MATERIAL FOR THIS EXERCISE
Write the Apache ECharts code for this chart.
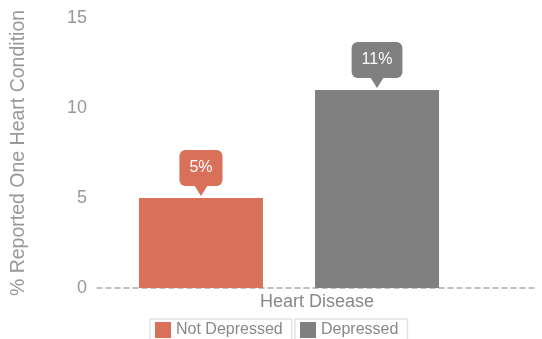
<!DOCTYPE html>
<html>
<head>
<meta charset="utf-8">
<script src="https://cdn.jsdelivr.net/npm/echarts@6/dist/echarts.min.js"></script>
<style>
html,body{margin:0;padding:0;background:#fff;}
#chart{width:542px;height:339px;}
</style>
</head>
<body>
<div id="chart"></div>
<script>
var categories = ['Heart Disease'];
var seriesNames = ['Not Depressed', 'Depressed'];
var notDepressed = [5];
var depressed = [11];
var yMin = 0, yMax = 15, yInterval = 5;
var yName = '% Reported One Heart Condition';
var colors = ['#d9705a', '#808080'];

var FONT = 'Liberation Sans, Arial, sans-serif';
var pointer = 'path://M0,0 L14,0 L7,11 Z';

function makeSeries(name, values, color) {
  return {
    name: name,
    type: 'bar',
    xAxisIndex: 0,
    yAxisIndex: 0,
    data: values,
    barWidth: 124,
    barGap: '42%',
    itemStyle: { color: color },
    label: {
      show: true,
      position: 'top',
      distance: 12,
      formatter: '{c}%',
      color: '#fff',
      fontSize: 16,
      fontFamily: FONT,
      backgroundColor: color,
      padding: [10, 10],
      borderRadius: 6
    },
    markPoint: {
      symbol: pointer,
      symbolSize: [14, 11],
      symbolOffset: [0, -7.5],
      itemStyle: { color: color },
      label: { show: false },
      data: [{ type: 'max' }]
    }
  };
}

var chart = echarts.init(document.getElementById('chart'), null, { renderer: 'canvas' });
chart.setOption({
  animation: false,
  backgroundColor: '#fff',
  textStyle: { fontFamily: FONT },
  grid: [
    { left: 97, right: 61, top: 18, bottom: 51 },
    { left: 97, right: 5, top: 18, bottom: 51 }
  ],
  xAxis: [
    { gridIndex: 0, type: 'category', data: categories, show: false },
    {
      gridIndex: 1, type: 'category', data: categories,
      axisLine: { show: true, lineStyle: { color: '#aaaaaa', width: 1.5, type: [5, 4] } },
      axisTick: { show: false },
      axisLabel: { color: '#888888', fontSize: 18, fontFamily: FONT, margin: 5 },
      splitLine: { show: false }
    }
  ],
  yAxis: [
    {
      gridIndex: 0, type: 'value', min: yMin, max: yMax, interval: yInterval,
      axisLine: { show: false }, axisTick: { show: false }, splitLine: { show: false },
      axisLabel: { color: '#999999', fontSize: 18, fontFamily: FONT, margin: 10 },
      name: yName, nameLocation: 'middle', nameGap: 68, nameRotate: 90,
      nameTextStyle: { color: '#999999', fontSize: 19.5, fontFamily: FONT }
    },
    {
      gridIndex: 1, type: 'value', min: yMin, max: yMax, interval: yInterval, show: false
    }
  ],
  legend: [
    {
      data: [seriesNames[0]], left: 150, top: 319, orient: 'horizontal',
      icon: 'rect', itemWidth: 16, itemHeight: 16,
      padding: [3, 9, 3, 5], borderColor: '#e3e3e3', borderWidth: 1.5,
      textStyle: { color: '#888888', fontSize: 16, fontFamily: FONT }
    },
    {
      data: [seriesNames[1]], left: 295, top: 319, orient: 'horizontal',
      icon: 'rect', itemWidth: 16, itemHeight: 16,
      padding: [3, 9, 3, 5], borderColor: '#e3e3e3', borderWidth: 1.5,
      textStyle: { color: '#888888', fontSize: 16, fontFamily: FONT }
    }
  ],
  series: [
    makeSeries(seriesNames[0], notDepressed, colors[0]),
    makeSeries(seriesNames[1], depressed, colors[1])
  ]
});
</script>
</body>
</html>
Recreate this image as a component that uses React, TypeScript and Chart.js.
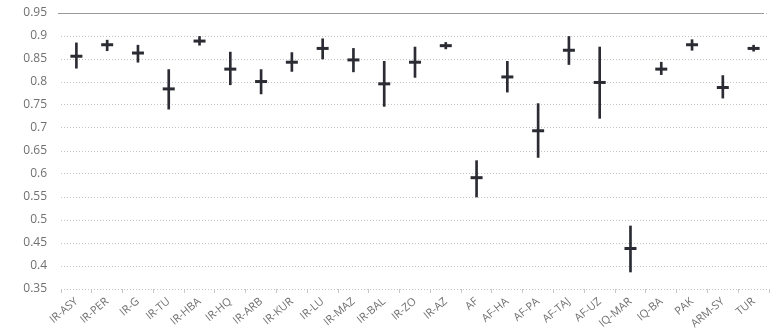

EXERCISE AIM
Print all of the records shown above exactly, leaving out each picture.

FINAL ANSWER
Write the Apache ECharts code for this chart.
<!DOCTYPE html>
<html>
<head>
<meta charset="utf-8">
<script src="https://cdn.jsdelivr.net/npm/echarts@6/dist/echarts.min.js"></script>
<style>
html,body{margin:0;padding:0;background:#fff;}
#chart{width:542px;height:339px;}
</style>
</head>
<body>
<div id="chart"></div>
<script>
var categories = ['Heart Disease'];
var seriesNames = ['Not Depressed', 'Depressed'];
var notDepressed = [5];
var depressed = [11];
var yMin = 0, yMax = 15, yInterval = 5;
var yName = '% Reported One Heart Condition';
var colors = ['#d9705a', '#808080'];

var FONT = 'Liberation Sans, Arial, sans-serif';
var pointer = 'path://M0,0 L14,0 L7,11 Z';

function makeSeries(name, values, color) {
  return {
    name: name,
    type: 'bar',
    xAxisIndex: 0,
    yAxisIndex: 0,
    data: values,
    barWidth: 124,
    barGap: '42%',
    itemStyle: { color: color },
    label: {
      show: true,
      position: 'top',
      distance: 12,
      formatter: '{c}%',
      color: '#fff',
      fontSize: 16,
      fontFamily: FONT,
      backgroundColor: color,
      padding: [10, 10],
      borderRadius: 6
    },
    markPoint: {
      symbol: pointer,
      symbolSize: [14, 11],
      symbolOffset: [0, -7.5],
      itemStyle: { color: color },
      label: { show: false },
      data: [{ type: 'max' }]
    }
  };
}

var chart = echarts.init(document.getElementById('chart'), null, { renderer: 'canvas' });
chart.setOption({
  animation: false,
  backgroundColor: '#fff',
  textStyle: { fontFamily: FONT },
  grid: [
    { left: 97, right: 61, top: 18, bottom: 51 },
    { left: 97, right: 5, top: 18, bottom: 51 }
  ],
  xAxis: [
    { gridIndex: 0, type: 'category', data: categories, show: false },
    {
      gridIndex: 1, type: 'category', data: categories,
      axisLine: { show: true, lineStyle: { color: '#aaaaaa', width: 1.5, type: [5, 4] } },
      axisTick: { show: false },
      axisLabel: { color: '#888888', fontSize: 18, fontFamily: FONT, margin: 5 },
      splitLine: { show: false }
    }
  ],
  yAxis: [
    {
      gridIndex: 0, type: 'value', min: yMin, max: yMax, interval: yInterval,
      axisLine: { show: false }, axisTick: { show: false }, splitLine: { show: false },
      axisLabel: { color: '#999999', fontSize: 18, fontFamily: FONT, margin: 10 },
      name: yName, nameLocation: 'middle', nameGap: 68, nameRotate: 90,
      nameTextStyle: { color: '#999999', fontSize: 19.5, fontFamily: FONT }
    },
    {
      gridIndex: 1, type: 'value', min: yMin, max: yMax, interval: yInterval, show: false
    }
  ],
  legend: [
    {
      data: [seriesNames[0]], left: 150, top: 319, orient: 'horizontal',
      icon: 'rect', itemWidth: 16, itemHeight: 16,
      padding: [3, 9, 3, 5], borderColor: '#e3e3e3', borderWidth: 1.5,
      textStyle: { color: '#888888', fontSize: 16, fontFamily: FONT }
    },
    {
      data: [seriesNames[1]], left: 295, top: 319, orient: 'horizontal',
      icon: 'rect', itemWidth: 16, itemHeight: 16,
      padding: [3, 9, 3, 5], borderColor: '#e3e3e3', borderWidth: 1.5,
      textStyle: { color: '#888888', fontSize: 16, fontFamily: FONT }
    }
  ],
  series: [
    makeSeries(seriesNames[0], notDepressed, colors[0]),
    makeSeries(seriesNames[1], depressed, colors[1])
  ]
});
</script>
</body>
</html>
Recreate this image as a component that uses React, TypeScript and Chart.js.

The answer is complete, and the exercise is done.